## Problem to solve
Copy out all the lines exactly. Omit pictures.

* Start Supplied information *

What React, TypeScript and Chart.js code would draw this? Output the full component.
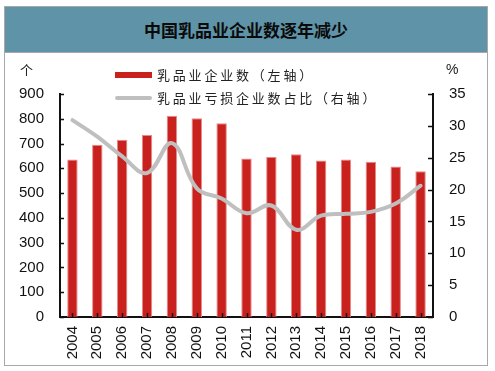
import React, { useEffect, useRef } from "react";
import Chart from "chart.js/auto";

const years = ["2004", "2005", "2006", "2007", "2008", "2009", "2010", "2011", "2012", "2013", "2014", "2015", "2016", "2017", "2018"];
const enterpriseCount = [636, 695, 715, 735, 812, 802, 782, 640, 646, 657, 632, 636, 627, 607, 588];
const lossShare = [30.9, 28.3, 25.2, 22.6, 27.3, 20.2, 18.6, 16.3, 17.5, 13.7, 15.9, 16.2, 16.5, 17.8, 20.6];
const leftTicks = [0, 100, 200, 300, 400, 500, 600, 700, 800, 900];
const rightTicks = [0, 5, 10, 15, 20, 25, 30, 35];

const titleText = "中国乳品业企业数逐年减少";
const barLabel = "乳品业企业数（左轴）";
const lineLabel = "乳品业亏损企业数占比（右轴）";

const tickPlugin = {
  id: "innerTicks",
  afterDatasetsDraw(chart: any) {
    const ctx = chart.ctx;
    const xs = chart.scales.x;
    const y = chart.scales.y;
    const y1 = chart.scales.y1;
    const area = chart.chartArea;
    ctx.save();
    ctx.strokeStyle = "#111";
    ctx.lineWidth = 1.5;
    ctx.beginPath();
    leftTicks.forEach((v) => {
      const py = Math.round(y.getPixelForValue(v)) + 0.5;
      ctx.moveTo(area.left, py);
      ctx.lineTo(area.left + 4, py);
    });
    rightTicks.forEach((v) => {
      const py = Math.round(y1.getPixelForValue(v)) + 0.5;
      ctx.moveTo(area.right, py);
      ctx.lineTo(area.right - 5, py);
    });
    years.forEach((_, i) => {
      const px = Math.round(xs.getPixelForValue(i)) + 0.5;
      ctx.moveTo(px, area.bottom);
      ctx.lineTo(px, area.bottom - 4);
    });
    ctx.stroke();
    ctx.restore();
  },
};

export default function App() {
  const ref = useRef<HTMLCanvasElement | null>(null);

  useEffect(() => {
    if (!ref.current) return;
    const tickFont = { family: "'Liberation Sans', Arial, sans-serif", size: 15 };
    const chart = new Chart(ref.current, {
      type: "bar",
      data: {
        labels: years,
        datasets: [
          {
            type: "line",
            label: lineLabel,
            data: lossShare,
            yAxisID: "y1",
            borderColor: "#BFBFBF",
            borderWidth: 4,
            pointRadius: 0,
            tension: 0.4,
            fill: false,
            order: 0,
            borderCapStyle: "round",
          } as any,
          {
            type: "bar",
            label: barLabel,
            data: enterpriseCount,
            yAxisID: "y",
            backgroundColor: "#C9211E",
            borderColor: "#E58A88",
            borderWidth: 1,
            barPercentage: 0.42,
            categoryPercentage: 1,
            order: 1,
          } as any,
        ],
      },
      options: {
        animation: false,
        responsive: false,
        layout: { padding: { top: 94, left: 0, right: 0, bottom: 0 } },
        plugins: {
          legend: { display: false },
          tooltip: { enabled: false },
          title: { display: false },
        },
        scales: {
          x: {
            type: "category",
            offset: true,
            grid: { display: false, drawTicks: false },
            border: { display: true, color: "#111", width: 2 },
            ticks: {
              minRotation: 90,
              maxRotation: 90,
              autoSkip: false,
              padding: 9,
              color: "#111",
              font: tickFont,
            },
            afterFit: (s: any) => {
              s.height = 54;
            },
          },
          y: {
            position: "left",
            min: 0,
            max: 900,
            grid: { display: false, drawTicks: false },
            border: { display: true, color: "#111", width: 2 },
            ticks: {
              stepSize: 100,
              padding: 16,
              color: "#111",
              font: tickFont,
            },
            afterFit: (s: any) => {
              s.width = 60;
            },
          },
          y1: {
            position: "right",
            min: 0,
            max: 35,
            grid: { display: false, drawTicks: false },
            border: { display: true, color: "#111", width: 2 },
            ticks: {
              stepSize: 5,
              padding: 16,
              color: "#111",
              font: tickFont,
            },
            afterFit: (s: any) => {
              s.width = 62;
            },
          },
        },
      } as any,
      plugins: [tickPlugin],
    });
    return () => chart.destroy();
  }, []);

  const cjk = "'Noto Sans CJK SC', 'Noto Sans', sans-serif";
  return (
    <div style={{ position: "absolute", left: 0, top: 0, width: 495, height: 371, background: "#fff", overflow: "hidden" }}>
      <div
        style={{
          position: "absolute",
          left: 4,
          top: 6,
          width: 482,
          height: 358,
          border: "1px solid #A8A8A8",
          boxSizing: "content-box",
        }}
      />
      <div
        style={{
          position: "absolute",
          left: 5,
          top: 7,
          width: 482,
          height: 45,
          background: "#5E93A8",
          borderBottom: "1px solid #A8A8A8",
          display: "flex",
          alignItems: "center",
          justifyContent: "center",
          fontFamily: cjk,
          fontWeight: 700,
          fontSize: 17,
          color: "#0a0a0a",
        }}
      >
        {titleText}
      </div>
      <canvas ref={ref} width={495} height={371} style={{ position: "absolute", left: 0, top: 0, width: 495, height: 371 }} />
      <div style={{ position: "absolute", left: 20, top: 60, fontFamily: cjk, fontSize: 13, color: "#222" }}>个</div>
      <div style={{ position: "absolute", left: 446, top: 61, fontFamily: "'Liberation Sans', Arial, sans-serif", fontSize: 14, color: "#222" }}>%</div>
      <div style={{ position: "absolute", left: 115, top: 72, width: 37, height: 6, background: "#C9211E" }} />
      <div style={{ position: "absolute", left: 157, top: 66, fontFamily: cjk, fontSize: 13, letterSpacing: 2.8, color: "#222", lineHeight: "18px", whiteSpace: "nowrap" }}>
        {barLabel}
      </div>
      <div style={{ position: "absolute", left: 115, top: 96, width: 37, height: 4, background: "#BFBFBF", borderRadius: 2 }} />
      <div style={{ position: "absolute", left: 157, top: 89, fontFamily: cjk, fontSize: 13, letterSpacing: 2.8, color: "#222", lineHeight: "18px", whiteSpace: "nowrap" }}>
        {lineLabel}
      </div>
    </div>
  );
}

* End Supplied information *

## Output for this exercise
What React, TypeScript and Chart.js code would draw this? Output the full component.
import React, { useEffect, useRef } from "react";
import Chart from "chart.js/auto";

const years = ["2004", "2005", "2006", "2007", "2008", "2009", "2010", "2011", "2012", "2013", "2014", "2015", "2016", "2017", "2018"];
const enterpriseCount = [636, 695, 715, 735, 812, 802, 782, 640, 646, 657, 632, 636, 627, 607, 588];
const lossShare = [30.9, 28.3, 25.2, 22.6, 27.3, 20.2, 18.6, 16.3, 17.5, 13.7, 15.9, 16.2, 16.5, 17.8, 20.6];
const leftTicks = [0, 100, 200, 300, 400, 500, 600, 700, 800, 900];
const rightTicks = [0, 5, 10, 15, 20, 25, 30, 35];

const titleText = "中国乳品业企业数逐年减少";
const barLabel = "乳品业企业数（左轴）";
const lineLabel = "乳品业亏损企业数占比（右轴）";

const tickPlugin = {
  id: "innerTicks",
  afterDatasetsDraw(chart: any) {
    const ctx = chart.ctx;
    const xs = chart.scales.x;
    const y = chart.scales.y;
    const y1 = chart.scales.y1;
    const area = chart.chartArea;
    ctx.save();
    ctx.strokeStyle = "#111";
    ctx.lineWidth = 1.5;
    ctx.beginPath();
    leftTicks.forEach((v) => {
      const py = Math.round(y.getPixelForValue(v)) + 0.5;
      ctx.moveTo(area.left, py);
      ctx.lineTo(area.left + 4, py);
    });
    rightTicks.forEach((v) => {
      const py = Math.round(y1.getPixelForValue(v)) + 0.5;
      ctx.moveTo(area.right, py);
      ctx.lineTo(area.right - 5, py);
    });
    years.forEach((_, i) => {
      const px = Math.round(xs.getPixelForValue(i)) + 0.5;
      ctx.moveTo(px, area.bottom);
      ctx.lineTo(px, area.bottom - 4);
    });
    ctx.stroke();
    ctx.restore();
  },
};

export default function App() {
  const ref = useRef<HTMLCanvasElement | null>(null);

  useEffect(() => {
    if (!ref.current) return;
    const tickFont = { family: "'Liberation Sans', Arial, sans-serif", size: 15 };
    const chart = new Chart(ref.current, {
      type: "bar",
      data: {
        labels: years,
        datasets: [
          {
            type: "line",
            label: lineLabel,
            data: lossShare,
            yAxisID: "y1",
            borderColor: "#BFBFBF",
            borderWidth: 4,
            pointRadius: 0,
            tension: 0.4,
            fill: false,
            order: 0,
            borderCapStyle: "round",
          } as any,
          {
            type: "bar",
            label: barLabel,
            data: enterpriseCount,
            yAxisID: "y",
            backgroundColor: "#C9211E",
            borderColor: "#E58A88",
            borderWidth: 1,
            barPercentage: 0.42,
            categoryPercentage: 1,
            order: 1,
          } as any,
        ],
      },
      options: {
        animation: false,
        responsive: false,
        layout: { padding: { top: 94, left: 0, right: 0, bottom: 0 } },
        plugins: {
          legend: { display: false },
          tooltip: { enabled: false },
          title: { display: false },
        },
        scales: {
          x: {
            type: "category",
            offset: true,
            grid: { display: false, drawTicks: false },
            border: { display: true, color: "#111", width: 2 },
            ticks: {
              minRotation: 90,
              maxRotation: 90,
              autoSkip: false,
              padding: 9,
              color: "#111",
              font: tickFont,
            },
            afterFit: (s: any) => {
              s.height = 54;
            },
          },
          y: {
            position: "left",
            min: 0,
            max: 900,
            grid: { display: false, drawTicks: false },
            border: { display: true, color: "#111", width: 2 },
            ticks: {
              stepSize: 100,
              padding: 16,
              color: "#111",
              font: tickFont,
            },
            afterFit: (s: any) => {
              s.width = 60;
            },
          },
          y1: {
            position: "right",
            min: 0,
            max: 35,
            grid: { display: false, drawTicks: false },
            border: { display: true, color: "#111", width: 2 },
            ticks: {
              stepSize: 5,
              padding: 16,
              color: "#111",
              font: tickFont,
            },
            afterFit: (s: any) => {
              s.width = 62;
            },
          },
        },
      } as any,
      plugins: [tickPlugin],
    });
    return () => chart.destroy();
  }, []);

  const cjk = "'Noto Sans CJK SC', 'Noto Sans', sans-serif";
  return (
    <div style={{ position: "absolute", left: 0, top: 0, width: 495, height: 371, background: "#fff", overflow: "hidden" }}>
      <div
        style={{
          position: "absolute",
          left: 4,
          top: 6,
          width: 482,
          height: 358,
          border: "1px solid #A8A8A8",
          boxSizing: "content-box",
        }}
      />
      <div
        style={{
          position: "absolute",
          left: 5,
          top: 7,
          width: 482,
          height: 45,
          background: "#5E93A8",
          borderBottom: "1px solid #A8A8A8",
          display: "flex",
          alignItems: "center",
          justifyContent: "center",
          fontFamily: cjk,
          fontWeight: 700,
          fontSize: 17,
          color: "#0a0a0a",
        }}
      >
        {titleText}
      </div>
      <canvas ref={ref} width={495} height={371} style={{ position: "absolute", left: 0, top: 0, width: 495, height: 371 }} />
      <div style={{ position: "absolute", left: 20, top: 60, fontFamily: cjk, fontSize: 13, color: "#222" }}>个</div>
      <div style={{ position: "absolute", left: 446, top: 61, fontFamily: "'Liberation Sans', Arial, sans-serif", fontSize: 14, color: "#222" }}>%</div>
      <div style={{ position: "absolute", left: 115, top: 72, width: 37, height: 6, background: "#C9211E" }} />
      <div style={{ position: "absolute", left: 157, top: 66, fontFamily: cjk, fontSize: 13, letterSpacing: 2.8, color: "#222", lineHeight: "18px", whiteSpace: "nowrap" }}>
        {barLabel}
      </div>
      <div style={{ position: "absolute", left: 115, top: 96, width: 37, height: 4, background: "#BFBFBF", borderRadius: 2 }} />
      <div style={{ position: "absolute", left: 157, top: 89, fontFamily: cjk, fontSize: 13, letterSpacing: 2.8, color: "#222", lineHeight: "18px", whiteSpace: "nowrap" }}>
        {lineLabel}
      </div>
    </div>
  );
}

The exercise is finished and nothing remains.